C’est une découverte inattendue qu’ont faite les enquêteurs, au détour de leurs investigations qui ciblent, pour blanchiment, le groupe mafieux ajaccien du Petit Bar. Des échanges de messages, de 2012 à 2017, entre Johann Carta, un gérant de paillote de plage soupçonné par la justice d’être devenu « l’intendant du Petit Bar », et Patrick Strzoda, actuel directeur de cabinet du président de la République.
Selon les éléments du dossier judiciaire, dont Le Monde a eu connaissance, ce dialogue a eu lieu par le biais de textos. M. Strzoda a été préfet de Corse-du-Sud de 2011 à 2013, puis celui d’Ille-et-Vilaine jusqu’en 2016, avant de devenir directeur du cabinet de Bernard Cazeneuve, au ministère de l’intérieur, puis à Matignon en 2016. En mai 2017, il a rejoint Emmanuel Macron à l’Elysée.
La justice ne l’a pas entendu sur ses échanges avec Johann Carta, dont le contenu n’aurait rien d’illégal. M. Carta, pour sa part, a été incarcéré, en novembre 2022, pour « extorsion », « escroquerie » et « blanchiment en bande organisée » dans le cadre de la gestion du club de football du Gazélec Ajaccio, qu’il présidait depuis l’été 2022.
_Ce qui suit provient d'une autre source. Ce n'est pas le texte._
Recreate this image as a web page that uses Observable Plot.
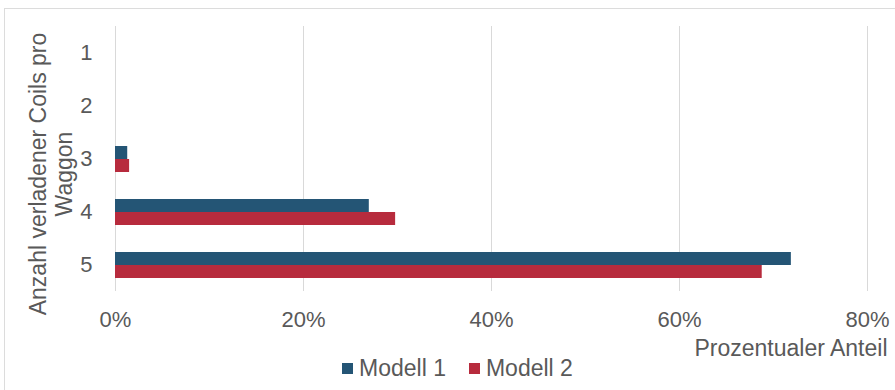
<!DOCTYPE html>
<html>
<head>
<meta charset="utf-8">
<script src="https://cdn.jsdelivr.net/npm/d3@7"></script>
<script src="https://cdn.jsdelivr.net/npm/@observablehq/plot@0.6"></script>
<style>
  html, body { margin: 0; padding: 0; background: #ffffff; }
  body { font-family: "Liberation Sans", Arial, Helvetica, sans-serif; }
  #wrap { position: relative; width: 895px; height: 390px; overflow: hidden; }
  #border { position: absolute; left: 4px; top: 8px; width: 1000px; height: 500px;
            border-left: 1px solid #dcdcdc; border-top: 1px solid #dcdcdc; pointer-events: none; }
  #chart { position: absolute; left: 0; top: 0; }
  #legend { position: absolute; left: 0; top: 356px; width: 895px; height: 24px;
            display: flex; align-items: center; font-size: 23px; color: #595959; }
  .item { display: flex; align-items: center; }
  .sw { width: 11px; height: 11px; margin-right: 6px; }
</style>
</head>
<body>
<div id="wrap">
  <div id="border"></div>
  <div id="chart"></div>
  <div id="legend"></div>
</div>
<script>
// Data
const categories = ["1", "2", "3", "4", "5"];
const series = ["Modell 1", "Modell 2"];
const modell1 = [0, 0, 1.3, 27.0, 71.9];
const modell2 = [0, 0, 1.5, 29.8, 68.8];
const xTicks = [0, 20, 40, 60, 80];
const colors = ["#245575", "#b72b3d"];
const xTitle = "Prozentualer Anteil";
const yTitle = "Anzahl verladener Coils pro\nWaggon";

const rows = [];
categories.forEach((c, i) => {
  rows.push({cat: c, series: series[0], value: modell1[i]});
  rows.push({cat: c, series: series[1], value: modell2[i]});
});

const font = "Liberation Sans, Arial, Helvetica, sans-serif";

const chart = Plot.plot({
  width: 895,
  height: 390,
  marginLeft: 115,
  marginRight: 28,
  marginTop: 24,
  marginBottom: 97,
  style: {fontFamily: font, background: "transparent", color: "#595959", overflow: "visible"},
  x: {domain: [0, 80], axis: null},
  y: {domain: series, paddingInner: 0, paddingOuter: 0.92, axis: null},
  fy: {domain: categories, padding: 0, axis: null},
  color: {domain: series, range: colors},
  marks: [
    Plot.gridX(xTicks, {stroke: "#d9d9d9", strokeOpacity: 1, strokeWidth: 1}),
    Plot.ruleX([0], {stroke: "#d9d9d9", strokeWidth: 1}),
    Plot.barX(rows, {x: "value", y: "series", fy: "cat", fill: "series"}),
    Plot.axisX(xTicks, {anchor: "bottom", tickSize: 0, tickPadding: 20, fontSize: 22,
      tickFormat: d => d + "%", label: null, fill: "#595959"}),
    Plot.axisFy({anchor: "left", tickSize: 0, tickPadding: 23, fontSize: 22,
      label: null, fill: "#595959"}),
    Plot.text([xTitle], {facet: "super", frameAnchor: "bottom-right", textAnchor: "end",
      lineAnchor: "bottom", dx: 20, dy: 64, fontSize: 23, fill: "#595959"}),
    Plot.text([yTitle], {facet: "super", frameAnchor: "left", rotate: -90, lineAnchor: "middle",
      textAnchor: "middle", lineHeight: 1.13, dx: -65, dy: 15, fontSize: 23, fill: "#595959"})
  ]
});
document.getElementById("chart").appendChild(chart);

const legend = document.getElementById("legend");
const inner = document.createElement("div");
inner.style.display = "flex";
inner.style.marginLeft = "342px";
series.forEach((s, i) => {
  const it = document.createElement("div");
  it.className = "item";
  if (i > 0) it.style.marginLeft = "23px";
  const sw = document.createElement("div");
  sw.className = "sw";
  sw.style.background = colors[i];
  const t = document.createElement("span");
  t.textContent = s;
  it.appendChild(sw);
  it.appendChild(t);
  inner.appendChild(it);
});
legend.appendChild(inner);
</script>
</body>
</html>
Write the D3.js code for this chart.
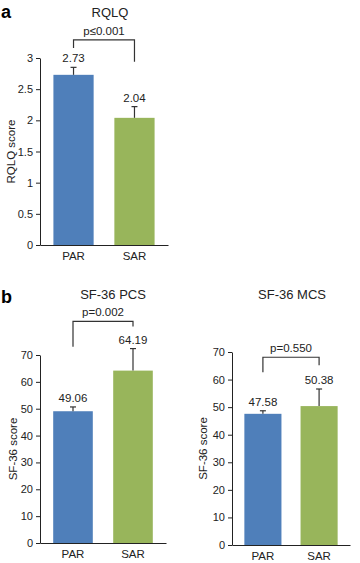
<!DOCTYPE html>
<html>
<head>
<meta charset="utf-8">
<script src="https://cdn.jsdelivr.net/npm/d3@7"></script>
<style>
  body { margin: 0; background: #fff; }
  svg { display: block; font-family: "Liberation Sans", Arial, sans-serif; }
</style>
</head>
<body>
<svg id="chart" width="360" height="563"></svg>
<script>
// data
const groups = ["PAR", "SAR"]
const rqlqMeans = [2.73, 2.04]
const rqlqErrors = [0.12, 0.18]
const pcsMeans = [49.06, 64.19]
const pcsErrors = [1.6, 8.2]
const mcsMeans = [47.58, 50.38]
const mcsErrors = [1.1, 6.2]
const rqlqTicks = [0, 0.5, 1, 1.5, 2, 2.5, 3]
const sfTicks = [0, 10, 20, 30, 40, 50, 60, 70]
const pLabels = ["p\u22640.001", "p=0.002", "p=0.550"]

const colors = ["#4f7fba", "#98b55b"]

const svg = d3.select("#chart")

const panels = [
  {
    title: "RQLQ", yLabel: "RQLQ score", means: rqlqMeans, errors: rqlqErrors,
    ticks: rqlqTicks, p: pLabels[0],
    x0: 40, x1: 168, yTop: 58, yBottom: 245, titleX: 110, titleY: 17,
    yLabelX: 11, bracket: [3.29, 3.16, 2.94], pOffset: 5
  },
  {
    title: "SF-36 PCS", yLabel: "SF-36 score", means: pcsMeans, errors: pcsErrors,
    ticks: sfTicks, p: pLabels[1],
    x0: 40, x1: 166, yTop: 355, yBottom: 543, titleX: 113, titleY: 299,
    yLabelX: 13, bracket: [82.5, 73.1, 80.6], pOffset: 5
  },
  {
    title: "SF-36 MCS", yLabel: "SF-36 score", means: mcsMeans, errors: mcsErrors,
    ticks: sfTicks, p: pLabels[2],
    x0: 232, x1: 350, yTop: 352, yBottom: 545, titleX: 292, titleY: 299,
    yLabelX: 203, bracket: [68.1, 62.7, 65.2], pOffset: 5
  }
]

panels.forEach(cfg => {
  const yMax = d3.max(cfg.ticks)
  const y = d3.scaleLinear().domain([0, yMax]).range([cfg.yBottom, cfg.yTop])
  const x = d3.scaleBand().domain(groups).range([cfg.x0, cfg.x1])
    .paddingInner(0.34).paddingOuter(0.22)

  const g = svg.append('g')

  // bars
  g.selectAll('rect.bar')
    .data(groups)
    .join('rect')
    .attr('class', 'bar')
    .attr('x', d => x(d))
    .attr('width', x.bandwidth())
    .attr('y', (d, i) => y(cfg.means[i]))
    .attr('height', (d, i) => y(0) - y(cfg.means[i]))
    .attr('fill', (d, i) => colors[i])

  // error bars
  groups.forEach((d, i) => {
    const cx = x(d) + x.bandwidth() / 2
    const top = y(cfg.means[i] + cfg.errors[i])
    g.append('line')
      .attr('x1', cx).attr('x2', cx)
      .attr('y1', y(cfg.means[i])).attr('y2', top)
      .attr('stroke', '#333').attr('stroke-width', 1.2)
    g.append('line')
      .attr('x1', cx - 3).attr('x2', cx + 3)
      .attr('y1', top).attr('y2', top)
      .attr('stroke', '#333').attr('stroke-width', 1.2)
    g.append('text')
      .attr('x', cx).attr('y', top - 5)
      .attr('text-anchor', 'middle')
      .attr('font-size', 11.5)
      .attr('fill', '#222')
      .text(cfg.means[i].toFixed(2))
  })

  // y axis
  const yAxis = d3.axisLeft(y).tickValues(cfg.ticks).tickSize(4).tickSizeOuter(0)
    .tickFormat(d3.format('~g'))
  const ya = g.append('g')
    .attr('transform', `translate(${cfg.x0}, 0)`)
    .call(yAxis)
  ya.select('.domain').attr('stroke', '#222')
  ya.selectAll('.tick line').attr('stroke', '#222')
  ya.selectAll('.tick text').attr('font-size', 11).attr('fill', '#222')
    .attr('font-family', '"Liberation Sans", Arial, sans-serif')

  // x axis
  const xAxis = d3.axisBottom(x).tickSize(0).tickSizeOuter(0).tickPadding(7)
  const xa = g.append('g')
    .attr('transform', `translate(0, ${cfg.yBottom})`)
    .call(xAxis)
  xa.select('.domain').attr('stroke', '#222').attr('stroke-width', 1.2)
  xa.selectAll('.tick text').attr('font-size', 11.5).attr('fill', '#222')
    .attr('font-family', '"Liberation Sans", Arial, sans-serif')

  // y label
  g.append('text')
    .attr('transform', `translate(${cfg.yLabelX + 4}, ${(cfg.yTop + cfg.yBottom) / 2}) rotate(-90)`)
    .attr('text-anchor', 'middle')
    .attr('font-size', 11.5)
    .attr('fill', '#222')
    .text(cfg.yLabel)

  // title
  g.append('text')
    .attr('x', cfg.titleX).attr('y', cfg.titleY)
    .attr('text-anchor', 'middle')
    .attr('font-size', 13)
    .attr('fill', '#222')
    .text(cfg.title)

  // significance bracket
  const bx0 = x(groups[0]) + x.bandwidth() / 2
  const bx1 = x(groups[1]) + x.bandwidth() / 2
  const [bTop, bLeft, bRight] = cfg.bracket
  g.append('path')
    .attr('d', `M${bx0},${y(bLeft)}V${y(bTop)}H${bx1}V${y(bRight)}`)
    .attr('fill', 'none')
    .attr('stroke', '#333')
    .attr('stroke-width', 1.2)
  g.append('text')
    .attr('x', (bx0 + bx1) / 2).attr('y', y(bTop) - cfg.pOffset)
    .attr('text-anchor', 'middle')
    .attr('font-size', 11.5)
    .attr('fill', '#222')
    .text(cfg.p)
})

// panel letters
svg.append('text').attr('x', 1).attr('y', 18)
  .attr('font-size', 18).attr('font-weight', 'bold').text('a')
svg.append('text').attr('x', 1).attr('y', 303)
  .attr('font-size', 18).attr('font-weight', 'bold').text('b')
</script>
</body>
</html>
M. Carta est par ailleurs cité dans une enquête sur d’éventuelles pressions sur des jurés d’un procès d’assises, à Ajaccio, dans lequel comparaissaient des proches du Petit Bar. Leurs noms avaient été trouvés, en 2021, dans son téléphone. Le même appareil contenait également l’enregistrement d’une conversation, en 2019, dans laquelle il tente de dissuader Jean-André Miniconi, principal concessionnaire automobile de l’île, de se présenter aux élections municipales d’Ajaccio contre Laurent Marcangeli, le maire sortant.
« Un contrat de confiance »
Joint par Le Monde, le directeur du cabinet du chef de l’Etat confirme le contenu des messages. Ils concernent, dans un premier temps, la paillote de M. Carta, A Pineta, installée illégalement sur le domaine public maritime au sud de la baie d’Ajaccio, puis des questions relatives au plan local d’urbanisme (PLU) de la commune de Coti-Chiavari (Corse-du-Sud), où se trouvait l’établissement. En 2012, une forte pression était exercée par l’association environnementale U Levante et le gouvernement pour faire reculer les atteintes à la loi littorale.
Le contentieux porte alors sur cinq paillotes, dont celle de M. Carta. La justice administrative les a fait condamner, encore fallait-il contraindre les propriétaires à démanteler des installations aussi lucratives qu’illégales. « J’ai rencontré chaque propriétaire, dont M. Carta, son dossier était le plus difficile à traiter et celui sur lequel l’Etat était le plus attendu, détaille M. Strzoda au Monde. C’est là que s’est noué avec lui un contrat de confiance car il a respecté sa parole, notamment en démontant sa paillote ; je lui ai laissé mon numéro de portable et nos contacts ont duré jusqu’en 2017. J’ai eu deux ou trois échanges écrits après mon arrivée à l’Elysée », assure-t-il, « de mémoire », car son propre téléphone lui a été dérobé en octobre 2022.